**Exercise instructions**
Quote the material below exactly as written, from the first line to the line that holds "-- ([xshift=89pt]score.north west);", endpoints included.

**Source material**

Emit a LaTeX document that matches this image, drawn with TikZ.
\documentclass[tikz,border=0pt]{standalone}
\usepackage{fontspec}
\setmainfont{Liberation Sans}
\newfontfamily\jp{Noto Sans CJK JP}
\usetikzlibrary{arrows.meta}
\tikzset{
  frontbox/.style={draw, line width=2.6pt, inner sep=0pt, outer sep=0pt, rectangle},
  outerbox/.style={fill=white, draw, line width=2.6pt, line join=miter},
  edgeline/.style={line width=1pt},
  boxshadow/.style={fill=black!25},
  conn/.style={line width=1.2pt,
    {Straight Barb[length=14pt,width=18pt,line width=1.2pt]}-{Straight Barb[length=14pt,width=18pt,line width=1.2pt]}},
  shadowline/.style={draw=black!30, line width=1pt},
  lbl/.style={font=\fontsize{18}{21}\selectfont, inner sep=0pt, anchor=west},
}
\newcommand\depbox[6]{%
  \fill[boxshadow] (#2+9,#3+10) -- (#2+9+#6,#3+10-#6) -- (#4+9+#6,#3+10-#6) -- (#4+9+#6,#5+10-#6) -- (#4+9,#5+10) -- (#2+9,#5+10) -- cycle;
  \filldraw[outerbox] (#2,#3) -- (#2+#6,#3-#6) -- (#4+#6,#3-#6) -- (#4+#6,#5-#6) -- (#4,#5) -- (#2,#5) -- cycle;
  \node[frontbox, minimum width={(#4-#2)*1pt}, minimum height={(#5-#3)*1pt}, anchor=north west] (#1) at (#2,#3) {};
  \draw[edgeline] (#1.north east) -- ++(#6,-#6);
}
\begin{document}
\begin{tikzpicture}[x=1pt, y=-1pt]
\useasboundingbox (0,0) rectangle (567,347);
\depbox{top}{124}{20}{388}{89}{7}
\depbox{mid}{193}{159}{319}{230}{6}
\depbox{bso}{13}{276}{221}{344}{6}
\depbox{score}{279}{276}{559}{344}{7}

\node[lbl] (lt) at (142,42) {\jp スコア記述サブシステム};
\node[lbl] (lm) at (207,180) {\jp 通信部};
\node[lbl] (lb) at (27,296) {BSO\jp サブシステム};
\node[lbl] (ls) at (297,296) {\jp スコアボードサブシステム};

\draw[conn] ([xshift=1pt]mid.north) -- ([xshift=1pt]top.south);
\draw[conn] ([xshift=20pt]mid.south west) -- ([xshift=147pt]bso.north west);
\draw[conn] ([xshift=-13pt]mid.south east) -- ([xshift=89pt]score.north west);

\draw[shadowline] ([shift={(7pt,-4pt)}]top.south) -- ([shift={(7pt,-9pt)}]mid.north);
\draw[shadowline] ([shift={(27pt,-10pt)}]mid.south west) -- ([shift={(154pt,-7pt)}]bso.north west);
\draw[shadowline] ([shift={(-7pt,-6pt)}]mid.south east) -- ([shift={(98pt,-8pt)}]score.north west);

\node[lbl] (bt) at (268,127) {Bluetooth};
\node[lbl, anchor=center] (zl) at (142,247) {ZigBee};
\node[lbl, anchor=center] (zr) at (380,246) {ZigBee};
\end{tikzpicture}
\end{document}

**Task solution**
Emit a LaTeX document that matches this image, drawn with TikZ.
\documentclass[tikz,border=0pt]{standalone}
\usepackage{fontspec}
\setmainfont{Liberation Sans}
\newfontfamily\jp{Noto Sans CJK JP}
\usetikzlibrary{arrows.meta}
\tikzset{
  frontbox/.style={draw, line width=2.6pt, inner sep=0pt, outer sep=0pt, rectangle},
  outerbox/.style={fill=white, draw, line width=2.6pt, line join=miter},
  edgeline/.style={line width=1pt},
  boxshadow/.style={fill=black!25},
  conn/.style={line width=1.2pt,
    {Straight Barb[length=14pt,width=18pt,line width=1.2pt]}-{Straight Barb[length=14pt,width=18pt,line width=1.2pt]}},
  shadowline/.style={draw=black!30, line width=1pt},
  lbl/.style={font=\fontsize{18}{21}\selectfont, inner sep=0pt, anchor=west},
}
\newcommand\depbox[6]{%
  \fill[boxshadow] (#2+9,#3+10) -- (#2+9+#6,#3+10-#6) -- (#4+9+#6,#3+10-#6) -- (#4+9+#6,#5+10-#6) -- (#4+9,#5+10) -- (#2+9,#5+10) -- cycle;
  \filldraw[outerbox] (#2,#3) -- (#2+#6,#3-#6) -- (#4+#6,#3-#6) -- (#4+#6,#5-#6) -- (#4,#5) -- (#2,#5) -- cycle;
  \node[frontbox, minimum width={(#4-#2)*1pt}, minimum height={(#5-#3)*1pt}, anchor=north west] (#1) at (#2,#3) {};
  \draw[edgeline] (#1.north east) -- ++(#6,-#6);
}
\begin{document}
\begin{tikzpicture}[x=1pt, y=-1pt]
\useasboundingbox (0,0) rectangle (567,347);
\depbox{top}{124}{20}{388}{89}{7}
\depbox{mid}{193}{159}{319}{230}{6}
\depbox{bso}{13}{276}{221}{344}{6}
\depbox{score}{279}{276}{559}{344}{7}

\node[lbl] (lt) at (142,42) {\jp スコア記述サブシステム};
\node[lbl] (lm) at (207,180) {\jp 通信部};
\node[lbl] (lb) at (27,296) {BSO\jp サブシステム};
\node[lbl] (ls) at (297,296) {\jp スコアボードサブシステム};

\draw[conn] ([xshift=1pt]mid.north) -- ([xshift=1pt]top.south);
\draw[conn] ([xshift=20pt]mid.south west) -- ([xshift=147pt]bso.north west);
\draw[conn] ([xshift=-13pt]mid.south east) -- ([xshift=89pt]score.north west);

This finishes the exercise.